--- start of EXTRACTED INFORMATION ---

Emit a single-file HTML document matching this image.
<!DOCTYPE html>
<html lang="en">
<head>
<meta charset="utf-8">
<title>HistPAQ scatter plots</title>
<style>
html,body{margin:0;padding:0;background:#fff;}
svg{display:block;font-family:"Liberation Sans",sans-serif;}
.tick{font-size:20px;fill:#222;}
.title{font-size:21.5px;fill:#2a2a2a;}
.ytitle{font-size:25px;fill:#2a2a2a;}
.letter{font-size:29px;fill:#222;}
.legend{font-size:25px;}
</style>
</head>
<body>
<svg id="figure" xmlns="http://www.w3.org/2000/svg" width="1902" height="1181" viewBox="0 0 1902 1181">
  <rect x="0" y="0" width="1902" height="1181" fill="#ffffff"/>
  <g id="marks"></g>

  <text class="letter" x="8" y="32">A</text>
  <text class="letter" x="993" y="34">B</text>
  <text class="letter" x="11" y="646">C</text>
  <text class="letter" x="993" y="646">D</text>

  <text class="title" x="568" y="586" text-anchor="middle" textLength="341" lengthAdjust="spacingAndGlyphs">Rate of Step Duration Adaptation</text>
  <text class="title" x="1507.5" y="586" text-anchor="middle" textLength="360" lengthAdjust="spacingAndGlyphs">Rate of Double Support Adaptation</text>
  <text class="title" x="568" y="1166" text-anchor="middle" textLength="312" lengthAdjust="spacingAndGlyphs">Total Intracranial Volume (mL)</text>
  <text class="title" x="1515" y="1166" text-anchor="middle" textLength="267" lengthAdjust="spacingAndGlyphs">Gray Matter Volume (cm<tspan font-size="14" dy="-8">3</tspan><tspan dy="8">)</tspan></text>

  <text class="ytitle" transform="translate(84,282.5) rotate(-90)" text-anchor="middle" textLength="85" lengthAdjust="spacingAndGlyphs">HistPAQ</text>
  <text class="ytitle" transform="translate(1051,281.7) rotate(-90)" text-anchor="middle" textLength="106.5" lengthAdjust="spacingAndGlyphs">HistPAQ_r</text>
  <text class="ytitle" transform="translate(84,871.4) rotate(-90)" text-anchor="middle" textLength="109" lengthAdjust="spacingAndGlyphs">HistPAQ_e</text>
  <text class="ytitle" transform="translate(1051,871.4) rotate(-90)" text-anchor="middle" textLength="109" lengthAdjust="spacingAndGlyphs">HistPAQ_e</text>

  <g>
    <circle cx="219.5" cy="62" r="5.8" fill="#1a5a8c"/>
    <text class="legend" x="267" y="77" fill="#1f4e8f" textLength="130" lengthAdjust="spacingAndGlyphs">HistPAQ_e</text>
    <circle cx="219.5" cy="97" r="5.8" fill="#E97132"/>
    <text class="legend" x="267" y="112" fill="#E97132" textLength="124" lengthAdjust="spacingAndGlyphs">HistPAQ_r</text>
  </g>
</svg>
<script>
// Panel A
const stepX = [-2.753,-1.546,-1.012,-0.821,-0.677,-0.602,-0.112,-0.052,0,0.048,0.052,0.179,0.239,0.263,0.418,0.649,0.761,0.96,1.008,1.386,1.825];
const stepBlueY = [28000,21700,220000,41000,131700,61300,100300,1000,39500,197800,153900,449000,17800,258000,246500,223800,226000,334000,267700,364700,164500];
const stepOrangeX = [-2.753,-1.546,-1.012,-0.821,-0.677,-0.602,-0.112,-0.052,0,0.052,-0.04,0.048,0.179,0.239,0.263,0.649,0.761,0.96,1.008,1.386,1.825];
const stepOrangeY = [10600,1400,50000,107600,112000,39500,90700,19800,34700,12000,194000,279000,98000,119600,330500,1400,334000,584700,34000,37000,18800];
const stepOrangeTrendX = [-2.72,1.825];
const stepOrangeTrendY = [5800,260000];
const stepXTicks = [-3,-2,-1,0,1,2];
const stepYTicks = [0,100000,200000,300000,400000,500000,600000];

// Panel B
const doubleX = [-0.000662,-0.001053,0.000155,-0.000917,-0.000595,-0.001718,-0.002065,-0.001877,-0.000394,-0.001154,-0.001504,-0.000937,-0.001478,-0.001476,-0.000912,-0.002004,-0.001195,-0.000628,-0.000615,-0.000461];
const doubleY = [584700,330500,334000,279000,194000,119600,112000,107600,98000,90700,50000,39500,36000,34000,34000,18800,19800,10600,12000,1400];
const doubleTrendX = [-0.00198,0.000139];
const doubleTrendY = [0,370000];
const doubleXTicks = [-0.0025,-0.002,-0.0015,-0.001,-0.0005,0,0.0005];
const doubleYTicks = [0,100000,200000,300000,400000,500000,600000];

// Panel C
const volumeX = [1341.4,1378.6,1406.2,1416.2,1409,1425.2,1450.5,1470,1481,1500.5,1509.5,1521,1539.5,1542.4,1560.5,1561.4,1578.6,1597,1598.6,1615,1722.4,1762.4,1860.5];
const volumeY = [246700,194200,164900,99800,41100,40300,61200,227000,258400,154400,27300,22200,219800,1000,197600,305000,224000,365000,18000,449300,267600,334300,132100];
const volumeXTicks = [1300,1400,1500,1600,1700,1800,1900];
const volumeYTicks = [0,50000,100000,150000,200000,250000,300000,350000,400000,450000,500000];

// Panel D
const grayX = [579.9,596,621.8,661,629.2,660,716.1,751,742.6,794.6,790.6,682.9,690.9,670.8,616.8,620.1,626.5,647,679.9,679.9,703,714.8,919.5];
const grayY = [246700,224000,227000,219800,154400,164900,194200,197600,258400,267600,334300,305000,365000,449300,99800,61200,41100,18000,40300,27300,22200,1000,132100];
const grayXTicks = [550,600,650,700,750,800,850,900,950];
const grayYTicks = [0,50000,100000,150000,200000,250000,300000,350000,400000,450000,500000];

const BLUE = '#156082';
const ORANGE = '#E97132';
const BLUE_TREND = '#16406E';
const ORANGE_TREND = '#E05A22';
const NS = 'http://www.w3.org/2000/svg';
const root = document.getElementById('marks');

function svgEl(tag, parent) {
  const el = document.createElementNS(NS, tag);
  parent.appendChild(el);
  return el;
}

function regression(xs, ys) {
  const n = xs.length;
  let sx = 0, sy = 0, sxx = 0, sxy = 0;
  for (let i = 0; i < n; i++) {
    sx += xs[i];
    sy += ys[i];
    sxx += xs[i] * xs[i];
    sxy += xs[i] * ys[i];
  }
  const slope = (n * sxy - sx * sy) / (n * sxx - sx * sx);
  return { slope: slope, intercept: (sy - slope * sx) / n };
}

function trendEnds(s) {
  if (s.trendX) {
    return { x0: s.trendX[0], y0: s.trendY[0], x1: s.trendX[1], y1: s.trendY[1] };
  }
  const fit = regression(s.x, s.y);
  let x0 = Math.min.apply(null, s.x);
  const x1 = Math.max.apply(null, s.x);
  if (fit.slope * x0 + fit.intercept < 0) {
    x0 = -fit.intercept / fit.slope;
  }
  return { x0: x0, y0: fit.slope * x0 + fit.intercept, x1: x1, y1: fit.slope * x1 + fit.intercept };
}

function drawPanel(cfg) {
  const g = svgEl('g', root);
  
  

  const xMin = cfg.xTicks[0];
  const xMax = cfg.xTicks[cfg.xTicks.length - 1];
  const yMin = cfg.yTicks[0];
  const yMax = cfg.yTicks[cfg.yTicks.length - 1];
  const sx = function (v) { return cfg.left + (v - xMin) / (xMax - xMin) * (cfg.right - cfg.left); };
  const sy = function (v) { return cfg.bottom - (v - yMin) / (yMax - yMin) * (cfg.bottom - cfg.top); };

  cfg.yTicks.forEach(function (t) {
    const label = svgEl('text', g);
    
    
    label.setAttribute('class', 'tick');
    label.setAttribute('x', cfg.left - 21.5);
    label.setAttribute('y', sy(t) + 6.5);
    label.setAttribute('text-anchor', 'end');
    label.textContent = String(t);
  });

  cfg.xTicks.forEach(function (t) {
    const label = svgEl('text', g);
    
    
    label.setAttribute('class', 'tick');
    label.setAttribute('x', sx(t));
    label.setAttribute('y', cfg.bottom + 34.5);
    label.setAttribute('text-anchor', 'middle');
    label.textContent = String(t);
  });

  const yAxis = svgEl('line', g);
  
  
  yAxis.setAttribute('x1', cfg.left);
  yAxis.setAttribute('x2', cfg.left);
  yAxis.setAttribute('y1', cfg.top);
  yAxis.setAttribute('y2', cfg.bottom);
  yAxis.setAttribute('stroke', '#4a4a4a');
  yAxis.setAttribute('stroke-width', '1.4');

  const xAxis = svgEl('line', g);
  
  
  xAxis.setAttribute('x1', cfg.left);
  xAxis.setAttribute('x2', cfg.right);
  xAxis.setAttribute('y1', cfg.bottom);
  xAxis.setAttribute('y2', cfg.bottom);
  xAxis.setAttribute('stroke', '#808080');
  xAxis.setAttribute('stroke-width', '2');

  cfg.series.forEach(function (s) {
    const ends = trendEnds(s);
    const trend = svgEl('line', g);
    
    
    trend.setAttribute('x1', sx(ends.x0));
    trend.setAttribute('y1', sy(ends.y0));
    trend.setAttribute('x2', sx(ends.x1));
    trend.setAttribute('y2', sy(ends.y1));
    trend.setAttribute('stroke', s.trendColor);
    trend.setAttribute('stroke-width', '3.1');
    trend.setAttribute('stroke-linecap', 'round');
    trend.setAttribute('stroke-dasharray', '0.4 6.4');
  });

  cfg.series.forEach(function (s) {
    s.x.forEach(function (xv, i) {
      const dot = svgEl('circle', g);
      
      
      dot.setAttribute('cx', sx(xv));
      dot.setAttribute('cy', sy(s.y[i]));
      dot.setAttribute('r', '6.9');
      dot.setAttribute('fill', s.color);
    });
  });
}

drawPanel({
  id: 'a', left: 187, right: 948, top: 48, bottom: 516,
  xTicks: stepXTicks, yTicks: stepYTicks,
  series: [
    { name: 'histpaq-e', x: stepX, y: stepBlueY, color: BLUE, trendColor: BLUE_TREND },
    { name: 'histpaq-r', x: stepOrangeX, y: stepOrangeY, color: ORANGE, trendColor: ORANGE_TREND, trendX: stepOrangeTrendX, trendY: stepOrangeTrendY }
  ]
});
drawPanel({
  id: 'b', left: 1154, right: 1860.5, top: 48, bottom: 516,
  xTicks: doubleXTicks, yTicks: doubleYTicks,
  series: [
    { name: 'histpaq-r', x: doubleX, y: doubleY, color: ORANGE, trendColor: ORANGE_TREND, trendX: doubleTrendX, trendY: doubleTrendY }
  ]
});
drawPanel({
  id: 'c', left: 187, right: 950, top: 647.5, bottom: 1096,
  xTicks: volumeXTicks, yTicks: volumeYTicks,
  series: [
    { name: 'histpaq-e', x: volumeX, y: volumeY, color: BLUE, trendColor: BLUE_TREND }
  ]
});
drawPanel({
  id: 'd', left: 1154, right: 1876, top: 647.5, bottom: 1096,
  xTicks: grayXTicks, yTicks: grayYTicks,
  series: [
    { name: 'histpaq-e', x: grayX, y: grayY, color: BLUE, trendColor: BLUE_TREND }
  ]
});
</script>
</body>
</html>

--- end of EXTRACTED INFORMATION ---
--- start of EXTRACTED INFORMATION ---

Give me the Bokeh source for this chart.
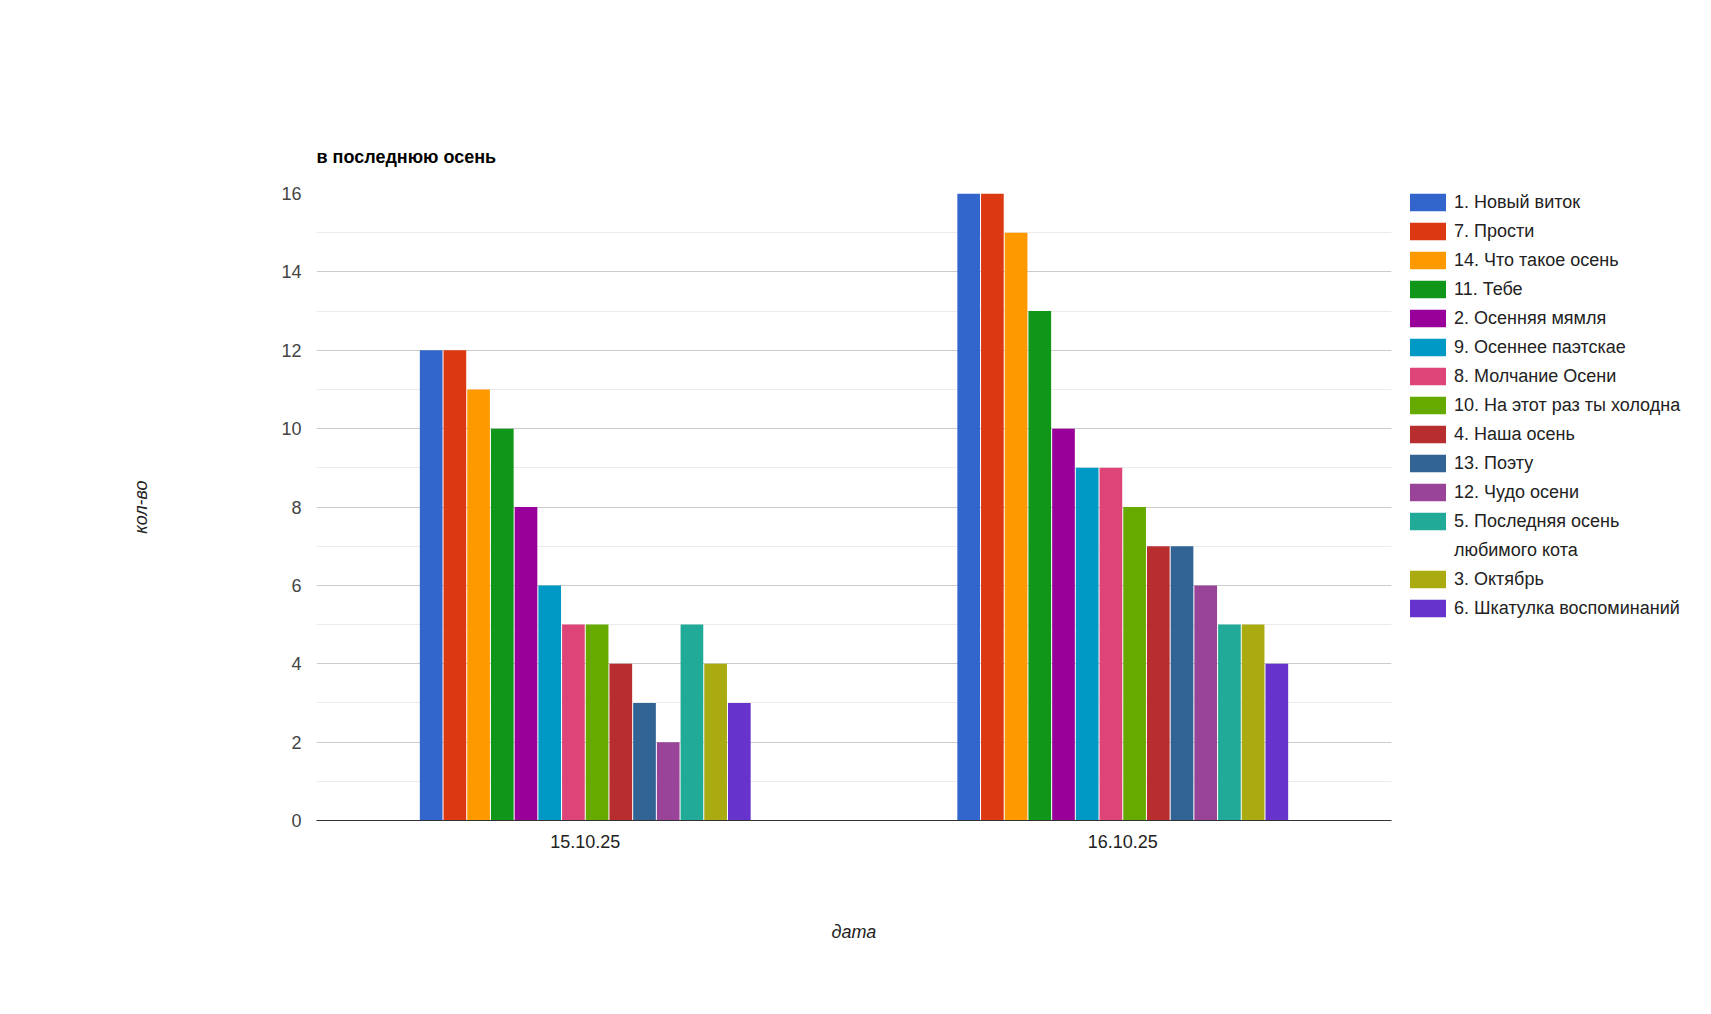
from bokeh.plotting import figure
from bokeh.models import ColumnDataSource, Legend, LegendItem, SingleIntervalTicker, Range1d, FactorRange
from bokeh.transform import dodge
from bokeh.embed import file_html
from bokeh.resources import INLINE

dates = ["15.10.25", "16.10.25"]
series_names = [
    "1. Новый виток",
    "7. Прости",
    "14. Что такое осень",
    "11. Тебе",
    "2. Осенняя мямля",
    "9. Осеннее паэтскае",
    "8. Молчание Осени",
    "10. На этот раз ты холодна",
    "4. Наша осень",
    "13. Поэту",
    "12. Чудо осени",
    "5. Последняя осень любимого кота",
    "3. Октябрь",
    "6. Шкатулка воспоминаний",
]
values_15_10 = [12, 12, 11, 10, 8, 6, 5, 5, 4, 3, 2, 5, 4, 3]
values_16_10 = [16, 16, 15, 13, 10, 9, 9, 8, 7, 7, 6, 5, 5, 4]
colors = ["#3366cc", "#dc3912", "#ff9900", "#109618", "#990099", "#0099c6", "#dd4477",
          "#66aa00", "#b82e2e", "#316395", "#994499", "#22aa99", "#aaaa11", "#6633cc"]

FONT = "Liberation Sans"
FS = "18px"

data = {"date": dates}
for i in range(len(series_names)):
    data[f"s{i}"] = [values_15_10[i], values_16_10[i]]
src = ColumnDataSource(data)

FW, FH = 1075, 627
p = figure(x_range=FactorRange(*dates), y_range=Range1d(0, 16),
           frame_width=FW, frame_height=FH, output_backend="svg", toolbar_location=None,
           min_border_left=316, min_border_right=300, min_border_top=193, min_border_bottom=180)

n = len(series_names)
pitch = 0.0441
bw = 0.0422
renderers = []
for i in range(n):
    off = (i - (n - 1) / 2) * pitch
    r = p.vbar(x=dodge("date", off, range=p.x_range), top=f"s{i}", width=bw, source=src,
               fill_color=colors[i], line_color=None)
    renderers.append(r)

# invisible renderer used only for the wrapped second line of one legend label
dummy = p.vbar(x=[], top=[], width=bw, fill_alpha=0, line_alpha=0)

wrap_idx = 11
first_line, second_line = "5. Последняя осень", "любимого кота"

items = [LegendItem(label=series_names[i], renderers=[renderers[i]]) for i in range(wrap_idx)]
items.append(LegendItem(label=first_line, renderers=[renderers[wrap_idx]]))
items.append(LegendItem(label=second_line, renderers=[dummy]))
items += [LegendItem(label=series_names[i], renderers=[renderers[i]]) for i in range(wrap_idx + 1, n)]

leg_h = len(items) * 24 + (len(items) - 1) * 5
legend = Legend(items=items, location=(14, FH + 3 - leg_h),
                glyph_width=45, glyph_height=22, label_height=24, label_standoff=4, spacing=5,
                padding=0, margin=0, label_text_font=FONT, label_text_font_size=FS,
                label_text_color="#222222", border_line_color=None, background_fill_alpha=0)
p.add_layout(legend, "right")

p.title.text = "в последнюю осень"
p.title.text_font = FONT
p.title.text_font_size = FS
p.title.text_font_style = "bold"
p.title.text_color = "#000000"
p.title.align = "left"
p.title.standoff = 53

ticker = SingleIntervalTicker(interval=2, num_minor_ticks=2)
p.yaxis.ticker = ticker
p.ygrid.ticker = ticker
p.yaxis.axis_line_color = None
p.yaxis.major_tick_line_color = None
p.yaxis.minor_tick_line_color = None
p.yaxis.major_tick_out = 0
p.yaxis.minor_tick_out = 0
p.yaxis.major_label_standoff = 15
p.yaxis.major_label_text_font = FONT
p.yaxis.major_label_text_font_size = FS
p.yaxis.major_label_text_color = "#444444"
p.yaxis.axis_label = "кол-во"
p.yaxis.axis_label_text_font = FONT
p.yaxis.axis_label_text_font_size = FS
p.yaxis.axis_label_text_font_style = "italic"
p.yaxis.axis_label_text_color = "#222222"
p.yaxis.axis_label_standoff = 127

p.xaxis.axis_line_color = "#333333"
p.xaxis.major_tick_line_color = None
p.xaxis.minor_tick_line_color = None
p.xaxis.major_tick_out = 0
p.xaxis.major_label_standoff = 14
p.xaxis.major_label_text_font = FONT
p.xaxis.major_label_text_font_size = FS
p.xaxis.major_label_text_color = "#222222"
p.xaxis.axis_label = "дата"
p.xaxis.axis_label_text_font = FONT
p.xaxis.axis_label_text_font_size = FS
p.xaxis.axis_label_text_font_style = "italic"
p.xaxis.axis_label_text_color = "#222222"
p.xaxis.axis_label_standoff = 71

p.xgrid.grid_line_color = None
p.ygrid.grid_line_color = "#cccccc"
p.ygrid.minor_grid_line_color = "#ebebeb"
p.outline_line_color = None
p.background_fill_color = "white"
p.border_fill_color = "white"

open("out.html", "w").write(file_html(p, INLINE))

--- end of EXTRACTED INFORMATION ---

** WRITTEN PROBLEM **
Transcribe nothing but the lines from the line with "Emit a single-file" through the line with "Matter Volume (cm<tspan", reproducing each exactly.

** WRITTEN SOLUTION **
Emit a single-file HTML document matching this image.
<!DOCTYPE html>
<html lang="en">
<head>
<meta charset="utf-8">
<title>HistPAQ scatter plots</title>
<style>
html,body{margin:0;padding:0;background:#fff;}
svg{display:block;font-family:"Liberation Sans",sans-serif;}
.tick{font-size:20px;fill:#222;}
.title{font-size:21.5px;fill:#2a2a2a;}
.ytitle{font-size:25px;fill:#2a2a2a;}
.letter{font-size:29px;fill:#222;}
.legend{font-size:25px;}
</style>
</head>
<body>
<svg id="figure" xmlns="http://www.w3.org/2000/svg" width="1902" height="1181" viewBox="0 0 1902 1181">
  <rect x="0" y="0" width="1902" height="1181" fill="#ffffff"/>
  <g id="marks"></g>

  <text class="letter" x="8" y="32">A</text>
  <text class="letter" x="993" y="34">B</text>
  <text class="letter" x="11" y="646">C</text>
  <text class="letter" x="993" y="646">D</text>

  <text class="title" x="568" y="586" text-anchor="middle" textLength="341" lengthAdjust="spacingAndGlyphs">Rate of Step Duration Adaptation</text>
  <text class="title" x="1507.5" y="586" text-anchor="middle" textLength="360" lengthAdjust="spacingAndGlyphs">Rate of Double Support Adaptation</text>
  <text class="title" x="568" y="1166" text-anchor="middle" textLength="312" lengthAdjust="spacingAndGlyphs">Total Intracranial Volume (mL)</text>
  <text class="title" x="1515" y="1166" text-anchor="middle" textLength="267" lengthAdjust="spacingAndGlyphs">Gray Matter Volume (cm<tspan font-size="14" dy="-8">3</tspan><tspan dy="8">)</tspan></text>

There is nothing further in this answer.